--- AIM ---
Look for the string "this" and copy every line that has it.

--- RECORDS ---
===
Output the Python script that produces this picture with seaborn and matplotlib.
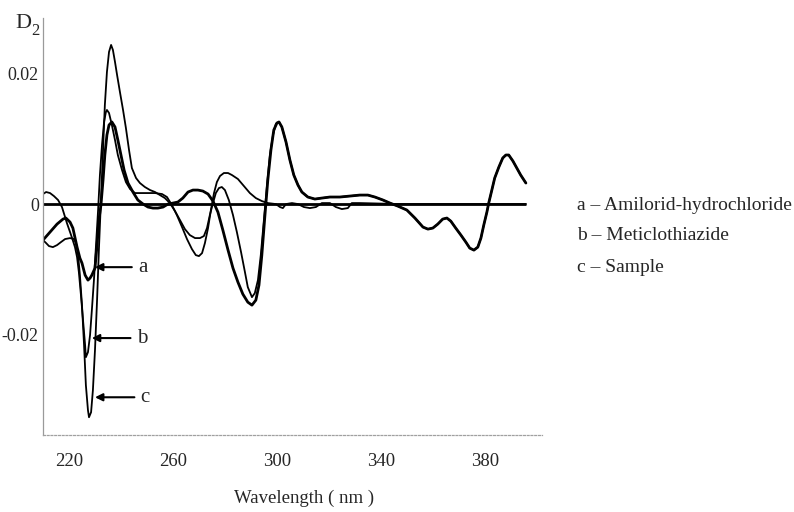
===
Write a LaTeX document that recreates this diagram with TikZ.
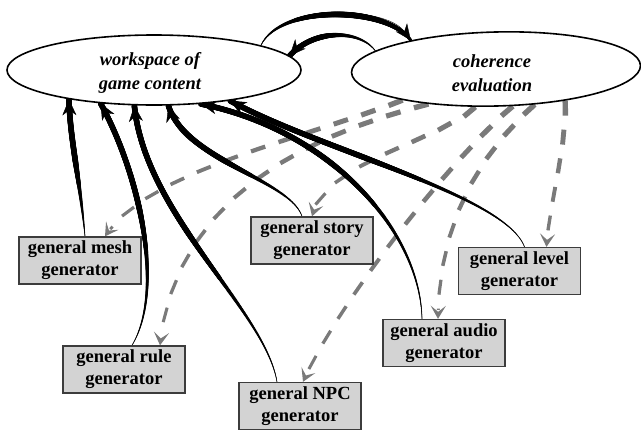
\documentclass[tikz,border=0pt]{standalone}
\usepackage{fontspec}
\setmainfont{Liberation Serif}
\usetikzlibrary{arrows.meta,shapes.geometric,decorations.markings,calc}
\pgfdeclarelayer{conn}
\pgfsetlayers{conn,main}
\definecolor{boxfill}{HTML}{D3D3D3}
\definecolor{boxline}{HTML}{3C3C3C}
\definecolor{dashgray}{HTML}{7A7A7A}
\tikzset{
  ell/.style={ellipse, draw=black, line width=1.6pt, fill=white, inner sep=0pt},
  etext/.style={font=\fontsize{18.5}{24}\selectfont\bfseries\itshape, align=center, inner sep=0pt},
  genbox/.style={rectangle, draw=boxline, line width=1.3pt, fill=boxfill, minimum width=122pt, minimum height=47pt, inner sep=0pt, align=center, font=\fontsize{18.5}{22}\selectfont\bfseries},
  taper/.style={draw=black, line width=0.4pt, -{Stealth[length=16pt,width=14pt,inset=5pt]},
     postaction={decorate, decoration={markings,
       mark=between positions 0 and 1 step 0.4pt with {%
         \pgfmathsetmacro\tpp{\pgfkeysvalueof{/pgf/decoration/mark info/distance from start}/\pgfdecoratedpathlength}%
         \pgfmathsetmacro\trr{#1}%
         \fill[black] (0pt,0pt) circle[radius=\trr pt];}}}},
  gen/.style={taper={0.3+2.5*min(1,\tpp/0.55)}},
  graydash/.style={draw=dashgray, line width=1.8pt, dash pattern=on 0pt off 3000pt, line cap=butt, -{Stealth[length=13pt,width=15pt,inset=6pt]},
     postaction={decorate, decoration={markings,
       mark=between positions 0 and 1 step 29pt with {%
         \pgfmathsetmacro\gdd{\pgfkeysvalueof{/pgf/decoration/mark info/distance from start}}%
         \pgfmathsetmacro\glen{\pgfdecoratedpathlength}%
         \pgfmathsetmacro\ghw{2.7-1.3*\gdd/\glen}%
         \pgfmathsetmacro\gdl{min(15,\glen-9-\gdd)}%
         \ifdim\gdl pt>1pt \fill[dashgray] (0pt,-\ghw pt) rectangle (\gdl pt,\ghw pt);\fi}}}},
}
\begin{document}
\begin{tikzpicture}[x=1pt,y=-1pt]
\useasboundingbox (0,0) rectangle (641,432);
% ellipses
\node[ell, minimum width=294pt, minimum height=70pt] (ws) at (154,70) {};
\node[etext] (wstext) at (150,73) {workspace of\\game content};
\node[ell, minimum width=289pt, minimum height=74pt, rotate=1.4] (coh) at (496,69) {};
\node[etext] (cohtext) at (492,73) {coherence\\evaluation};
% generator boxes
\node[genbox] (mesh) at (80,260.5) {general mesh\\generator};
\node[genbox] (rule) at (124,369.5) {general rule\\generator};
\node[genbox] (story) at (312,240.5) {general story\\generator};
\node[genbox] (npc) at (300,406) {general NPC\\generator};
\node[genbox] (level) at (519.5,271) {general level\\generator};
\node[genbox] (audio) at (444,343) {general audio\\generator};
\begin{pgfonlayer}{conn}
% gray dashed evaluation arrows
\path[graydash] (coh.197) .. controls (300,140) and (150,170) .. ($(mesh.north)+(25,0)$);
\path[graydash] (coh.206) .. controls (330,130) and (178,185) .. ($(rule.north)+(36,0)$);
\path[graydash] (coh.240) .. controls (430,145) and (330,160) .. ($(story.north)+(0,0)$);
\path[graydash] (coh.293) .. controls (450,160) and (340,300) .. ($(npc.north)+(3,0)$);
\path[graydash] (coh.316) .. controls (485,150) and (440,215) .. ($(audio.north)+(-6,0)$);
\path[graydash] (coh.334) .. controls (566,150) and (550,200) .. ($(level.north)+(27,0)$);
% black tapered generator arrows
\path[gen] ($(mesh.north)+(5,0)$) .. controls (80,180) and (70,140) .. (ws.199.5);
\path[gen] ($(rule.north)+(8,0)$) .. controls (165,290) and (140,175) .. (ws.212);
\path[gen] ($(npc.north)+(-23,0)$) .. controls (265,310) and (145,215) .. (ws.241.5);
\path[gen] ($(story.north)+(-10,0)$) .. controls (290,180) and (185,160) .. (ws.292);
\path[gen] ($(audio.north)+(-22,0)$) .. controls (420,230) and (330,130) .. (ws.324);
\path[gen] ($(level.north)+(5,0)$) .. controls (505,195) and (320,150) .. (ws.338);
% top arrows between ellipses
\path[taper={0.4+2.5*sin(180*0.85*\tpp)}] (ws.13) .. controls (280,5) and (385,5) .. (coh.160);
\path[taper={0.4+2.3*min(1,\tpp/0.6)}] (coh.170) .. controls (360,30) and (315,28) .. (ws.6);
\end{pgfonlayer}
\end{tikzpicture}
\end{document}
===
--- FULL ANSWER ---
Output the Python script that produces this picture with seaborn and matplotlib.
Write a LaTeX document that recreates this diagram with TikZ.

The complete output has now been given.